◆ The exercise:
Copy exactly the lines from the start of the data below through the one that carries "YAxis, ReferenceArea, ReferenceDot", and only those.
[START Dataset content]
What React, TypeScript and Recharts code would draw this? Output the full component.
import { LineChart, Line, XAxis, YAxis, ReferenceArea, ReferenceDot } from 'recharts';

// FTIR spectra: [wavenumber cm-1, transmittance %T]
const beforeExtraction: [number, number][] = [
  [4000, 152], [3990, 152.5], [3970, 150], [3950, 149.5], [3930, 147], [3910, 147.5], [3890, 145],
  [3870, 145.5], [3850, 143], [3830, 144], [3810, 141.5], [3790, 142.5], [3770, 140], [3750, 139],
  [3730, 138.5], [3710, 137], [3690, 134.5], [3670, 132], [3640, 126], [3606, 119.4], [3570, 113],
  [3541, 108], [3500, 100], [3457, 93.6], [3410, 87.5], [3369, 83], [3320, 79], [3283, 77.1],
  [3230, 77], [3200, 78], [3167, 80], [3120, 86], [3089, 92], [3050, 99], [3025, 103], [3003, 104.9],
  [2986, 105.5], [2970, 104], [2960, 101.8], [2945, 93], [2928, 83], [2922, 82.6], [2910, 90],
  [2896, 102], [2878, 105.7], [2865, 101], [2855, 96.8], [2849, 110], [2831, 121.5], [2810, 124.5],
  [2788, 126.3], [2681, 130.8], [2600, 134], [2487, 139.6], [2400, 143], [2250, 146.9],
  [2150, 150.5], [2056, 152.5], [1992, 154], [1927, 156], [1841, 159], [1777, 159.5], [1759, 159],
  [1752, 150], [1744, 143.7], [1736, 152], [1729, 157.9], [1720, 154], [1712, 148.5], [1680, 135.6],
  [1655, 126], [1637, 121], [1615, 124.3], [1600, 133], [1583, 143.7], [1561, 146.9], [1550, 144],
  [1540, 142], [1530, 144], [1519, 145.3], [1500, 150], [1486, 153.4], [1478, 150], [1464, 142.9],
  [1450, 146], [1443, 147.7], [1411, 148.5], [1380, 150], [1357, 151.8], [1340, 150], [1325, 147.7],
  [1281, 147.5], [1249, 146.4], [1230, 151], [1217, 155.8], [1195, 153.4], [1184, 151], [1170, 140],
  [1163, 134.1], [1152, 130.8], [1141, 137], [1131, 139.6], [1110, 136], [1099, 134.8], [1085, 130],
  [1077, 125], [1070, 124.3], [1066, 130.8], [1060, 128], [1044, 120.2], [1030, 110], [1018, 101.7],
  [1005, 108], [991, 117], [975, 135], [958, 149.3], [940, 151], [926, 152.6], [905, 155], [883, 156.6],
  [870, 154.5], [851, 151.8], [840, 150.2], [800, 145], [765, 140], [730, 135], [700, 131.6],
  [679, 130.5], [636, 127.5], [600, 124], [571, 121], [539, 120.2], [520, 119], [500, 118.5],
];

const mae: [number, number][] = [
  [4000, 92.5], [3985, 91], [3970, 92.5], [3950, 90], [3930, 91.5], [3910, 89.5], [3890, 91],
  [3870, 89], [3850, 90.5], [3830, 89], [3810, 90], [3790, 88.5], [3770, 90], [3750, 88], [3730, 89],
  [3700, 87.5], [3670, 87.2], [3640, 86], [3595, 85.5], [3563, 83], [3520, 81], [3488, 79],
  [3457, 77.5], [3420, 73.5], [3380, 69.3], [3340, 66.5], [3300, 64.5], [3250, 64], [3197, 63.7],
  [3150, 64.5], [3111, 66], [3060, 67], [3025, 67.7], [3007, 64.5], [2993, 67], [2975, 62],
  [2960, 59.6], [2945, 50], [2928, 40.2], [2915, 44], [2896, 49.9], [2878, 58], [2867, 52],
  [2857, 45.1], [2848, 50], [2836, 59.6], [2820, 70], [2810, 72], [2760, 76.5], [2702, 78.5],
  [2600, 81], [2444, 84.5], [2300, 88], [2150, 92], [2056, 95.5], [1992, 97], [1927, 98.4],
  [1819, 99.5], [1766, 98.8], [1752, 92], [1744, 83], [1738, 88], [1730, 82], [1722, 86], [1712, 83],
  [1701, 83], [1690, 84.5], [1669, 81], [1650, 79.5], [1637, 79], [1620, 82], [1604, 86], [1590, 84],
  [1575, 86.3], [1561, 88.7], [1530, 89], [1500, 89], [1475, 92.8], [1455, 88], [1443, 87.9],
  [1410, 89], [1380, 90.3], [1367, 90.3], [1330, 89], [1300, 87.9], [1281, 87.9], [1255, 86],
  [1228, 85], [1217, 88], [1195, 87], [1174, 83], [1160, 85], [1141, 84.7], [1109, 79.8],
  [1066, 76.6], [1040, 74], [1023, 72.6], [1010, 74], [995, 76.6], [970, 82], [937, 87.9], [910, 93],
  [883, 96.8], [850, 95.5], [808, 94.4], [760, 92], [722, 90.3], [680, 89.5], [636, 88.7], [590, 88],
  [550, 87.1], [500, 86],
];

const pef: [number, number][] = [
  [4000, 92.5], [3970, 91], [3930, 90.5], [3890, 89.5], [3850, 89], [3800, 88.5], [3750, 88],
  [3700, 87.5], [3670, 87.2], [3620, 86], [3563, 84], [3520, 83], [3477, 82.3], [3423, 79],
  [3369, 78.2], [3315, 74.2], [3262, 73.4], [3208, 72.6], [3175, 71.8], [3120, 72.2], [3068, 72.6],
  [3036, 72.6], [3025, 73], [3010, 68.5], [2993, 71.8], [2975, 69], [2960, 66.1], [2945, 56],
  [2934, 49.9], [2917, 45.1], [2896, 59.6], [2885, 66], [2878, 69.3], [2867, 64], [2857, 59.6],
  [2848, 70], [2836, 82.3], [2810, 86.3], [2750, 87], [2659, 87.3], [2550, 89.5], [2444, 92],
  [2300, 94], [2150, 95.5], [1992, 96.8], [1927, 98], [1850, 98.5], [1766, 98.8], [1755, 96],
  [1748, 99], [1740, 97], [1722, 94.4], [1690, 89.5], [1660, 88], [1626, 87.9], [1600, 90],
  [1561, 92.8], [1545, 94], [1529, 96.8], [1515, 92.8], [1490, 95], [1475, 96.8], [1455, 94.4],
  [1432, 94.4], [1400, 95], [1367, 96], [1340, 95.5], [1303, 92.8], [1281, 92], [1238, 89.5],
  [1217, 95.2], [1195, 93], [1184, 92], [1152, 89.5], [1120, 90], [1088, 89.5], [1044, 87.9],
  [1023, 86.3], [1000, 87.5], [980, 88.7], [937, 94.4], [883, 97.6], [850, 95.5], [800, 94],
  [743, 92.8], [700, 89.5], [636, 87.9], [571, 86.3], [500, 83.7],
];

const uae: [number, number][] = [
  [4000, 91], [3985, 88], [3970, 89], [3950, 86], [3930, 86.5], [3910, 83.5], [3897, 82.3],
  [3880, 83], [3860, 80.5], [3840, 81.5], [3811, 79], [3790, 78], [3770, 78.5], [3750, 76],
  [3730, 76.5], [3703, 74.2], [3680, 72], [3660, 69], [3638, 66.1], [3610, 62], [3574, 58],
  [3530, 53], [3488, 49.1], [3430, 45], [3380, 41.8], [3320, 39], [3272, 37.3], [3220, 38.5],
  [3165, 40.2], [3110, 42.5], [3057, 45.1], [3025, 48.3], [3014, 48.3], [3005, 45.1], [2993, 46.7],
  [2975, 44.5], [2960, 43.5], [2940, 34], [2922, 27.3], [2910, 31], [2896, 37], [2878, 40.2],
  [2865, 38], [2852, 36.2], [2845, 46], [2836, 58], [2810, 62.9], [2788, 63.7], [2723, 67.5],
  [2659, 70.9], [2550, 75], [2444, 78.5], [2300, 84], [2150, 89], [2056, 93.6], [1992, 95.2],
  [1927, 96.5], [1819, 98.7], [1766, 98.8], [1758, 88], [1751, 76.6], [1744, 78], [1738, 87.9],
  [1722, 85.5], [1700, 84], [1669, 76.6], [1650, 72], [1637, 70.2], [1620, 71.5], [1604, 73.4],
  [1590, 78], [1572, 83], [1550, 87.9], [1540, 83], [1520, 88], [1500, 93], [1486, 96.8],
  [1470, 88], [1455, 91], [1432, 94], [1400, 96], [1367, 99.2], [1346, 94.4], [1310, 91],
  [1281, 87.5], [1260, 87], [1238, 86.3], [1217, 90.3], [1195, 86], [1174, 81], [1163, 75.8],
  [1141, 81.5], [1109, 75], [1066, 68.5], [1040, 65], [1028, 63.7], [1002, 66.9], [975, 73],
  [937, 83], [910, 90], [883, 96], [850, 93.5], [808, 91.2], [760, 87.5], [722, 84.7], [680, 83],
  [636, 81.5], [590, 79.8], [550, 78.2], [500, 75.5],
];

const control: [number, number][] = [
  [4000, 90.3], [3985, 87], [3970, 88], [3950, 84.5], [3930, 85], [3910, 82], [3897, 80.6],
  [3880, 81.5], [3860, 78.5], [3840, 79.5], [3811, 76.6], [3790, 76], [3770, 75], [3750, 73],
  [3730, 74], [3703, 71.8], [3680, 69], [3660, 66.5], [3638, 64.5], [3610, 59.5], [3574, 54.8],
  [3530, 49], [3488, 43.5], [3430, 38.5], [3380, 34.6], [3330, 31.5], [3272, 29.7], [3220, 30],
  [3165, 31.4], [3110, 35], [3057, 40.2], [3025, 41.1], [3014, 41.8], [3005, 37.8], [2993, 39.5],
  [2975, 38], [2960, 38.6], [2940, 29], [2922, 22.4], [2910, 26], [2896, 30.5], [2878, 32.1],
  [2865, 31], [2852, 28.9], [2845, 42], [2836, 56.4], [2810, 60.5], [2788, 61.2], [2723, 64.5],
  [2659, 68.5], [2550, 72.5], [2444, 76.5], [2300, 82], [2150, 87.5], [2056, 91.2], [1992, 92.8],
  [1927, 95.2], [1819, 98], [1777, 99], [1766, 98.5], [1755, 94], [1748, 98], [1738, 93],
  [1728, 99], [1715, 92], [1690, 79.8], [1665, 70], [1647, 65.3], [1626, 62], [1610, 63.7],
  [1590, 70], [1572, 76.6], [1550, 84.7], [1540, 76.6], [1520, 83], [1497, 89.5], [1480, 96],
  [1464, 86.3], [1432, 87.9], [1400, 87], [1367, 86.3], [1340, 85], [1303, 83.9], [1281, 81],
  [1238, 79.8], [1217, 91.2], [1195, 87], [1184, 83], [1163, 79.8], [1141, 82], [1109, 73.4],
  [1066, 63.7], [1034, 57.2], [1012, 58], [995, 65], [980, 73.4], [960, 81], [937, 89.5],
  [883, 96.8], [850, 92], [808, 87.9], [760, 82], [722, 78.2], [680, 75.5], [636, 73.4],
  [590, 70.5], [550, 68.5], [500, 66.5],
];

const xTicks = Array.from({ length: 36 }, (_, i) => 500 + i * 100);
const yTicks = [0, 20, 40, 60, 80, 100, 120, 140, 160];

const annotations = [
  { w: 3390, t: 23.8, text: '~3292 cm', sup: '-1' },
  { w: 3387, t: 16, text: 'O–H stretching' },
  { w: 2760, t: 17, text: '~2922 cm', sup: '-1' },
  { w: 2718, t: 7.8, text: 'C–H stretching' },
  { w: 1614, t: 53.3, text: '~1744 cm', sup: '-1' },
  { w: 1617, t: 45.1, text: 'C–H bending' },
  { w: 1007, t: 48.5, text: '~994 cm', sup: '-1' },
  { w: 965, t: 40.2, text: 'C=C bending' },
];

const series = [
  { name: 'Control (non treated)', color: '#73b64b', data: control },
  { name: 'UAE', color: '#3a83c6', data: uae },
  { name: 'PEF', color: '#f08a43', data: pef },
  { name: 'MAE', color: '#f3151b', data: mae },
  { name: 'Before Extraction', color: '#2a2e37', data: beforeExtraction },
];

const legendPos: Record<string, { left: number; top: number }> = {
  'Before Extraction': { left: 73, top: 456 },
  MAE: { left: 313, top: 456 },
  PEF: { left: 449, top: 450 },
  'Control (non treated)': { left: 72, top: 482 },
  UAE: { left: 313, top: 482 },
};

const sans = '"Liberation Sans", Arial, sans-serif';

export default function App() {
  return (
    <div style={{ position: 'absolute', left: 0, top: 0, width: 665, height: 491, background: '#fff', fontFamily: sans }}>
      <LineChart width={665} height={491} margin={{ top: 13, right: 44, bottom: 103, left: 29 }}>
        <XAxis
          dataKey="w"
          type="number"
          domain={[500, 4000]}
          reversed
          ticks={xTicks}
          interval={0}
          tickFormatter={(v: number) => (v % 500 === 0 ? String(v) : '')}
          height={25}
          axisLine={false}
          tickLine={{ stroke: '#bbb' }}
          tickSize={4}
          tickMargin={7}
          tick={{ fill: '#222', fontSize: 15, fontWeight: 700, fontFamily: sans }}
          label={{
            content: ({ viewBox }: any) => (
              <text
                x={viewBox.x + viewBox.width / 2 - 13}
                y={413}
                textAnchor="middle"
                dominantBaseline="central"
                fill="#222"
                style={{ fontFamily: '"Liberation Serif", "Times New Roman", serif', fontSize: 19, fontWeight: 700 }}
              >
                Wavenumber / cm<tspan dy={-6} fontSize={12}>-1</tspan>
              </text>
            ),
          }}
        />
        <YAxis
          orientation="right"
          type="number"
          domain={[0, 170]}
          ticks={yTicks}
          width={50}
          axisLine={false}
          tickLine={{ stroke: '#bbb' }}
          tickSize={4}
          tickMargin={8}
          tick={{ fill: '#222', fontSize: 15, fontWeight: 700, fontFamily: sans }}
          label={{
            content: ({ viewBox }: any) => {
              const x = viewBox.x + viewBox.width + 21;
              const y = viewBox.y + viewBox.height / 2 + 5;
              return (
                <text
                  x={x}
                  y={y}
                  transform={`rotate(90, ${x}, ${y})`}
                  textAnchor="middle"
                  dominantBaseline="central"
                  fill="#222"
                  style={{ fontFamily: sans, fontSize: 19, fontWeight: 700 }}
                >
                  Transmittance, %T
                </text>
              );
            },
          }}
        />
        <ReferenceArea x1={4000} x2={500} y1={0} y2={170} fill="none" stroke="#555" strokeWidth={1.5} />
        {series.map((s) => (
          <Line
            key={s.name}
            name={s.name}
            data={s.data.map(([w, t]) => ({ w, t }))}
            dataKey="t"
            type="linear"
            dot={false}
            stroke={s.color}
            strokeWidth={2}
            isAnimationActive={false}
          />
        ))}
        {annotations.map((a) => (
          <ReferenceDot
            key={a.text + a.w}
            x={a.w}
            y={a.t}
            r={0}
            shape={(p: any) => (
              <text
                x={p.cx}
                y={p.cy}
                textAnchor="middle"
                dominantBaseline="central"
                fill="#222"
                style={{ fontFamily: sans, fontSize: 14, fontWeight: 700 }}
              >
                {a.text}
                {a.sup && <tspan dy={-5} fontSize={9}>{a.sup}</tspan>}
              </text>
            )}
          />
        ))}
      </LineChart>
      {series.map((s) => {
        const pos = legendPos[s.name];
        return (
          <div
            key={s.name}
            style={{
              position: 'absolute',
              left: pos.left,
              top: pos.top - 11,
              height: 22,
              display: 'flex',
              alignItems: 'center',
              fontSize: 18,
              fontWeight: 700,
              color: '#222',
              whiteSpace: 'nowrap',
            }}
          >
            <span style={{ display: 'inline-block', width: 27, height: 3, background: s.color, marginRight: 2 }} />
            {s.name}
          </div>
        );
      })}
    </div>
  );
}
[END Dataset content]
◆ Result of the exercise:
What React, TypeScript and Recharts code would draw this? Output the full component.
import { LineChart, Line, XAxis, YAxis, ReferenceArea, ReferenceDot } from 'recharts';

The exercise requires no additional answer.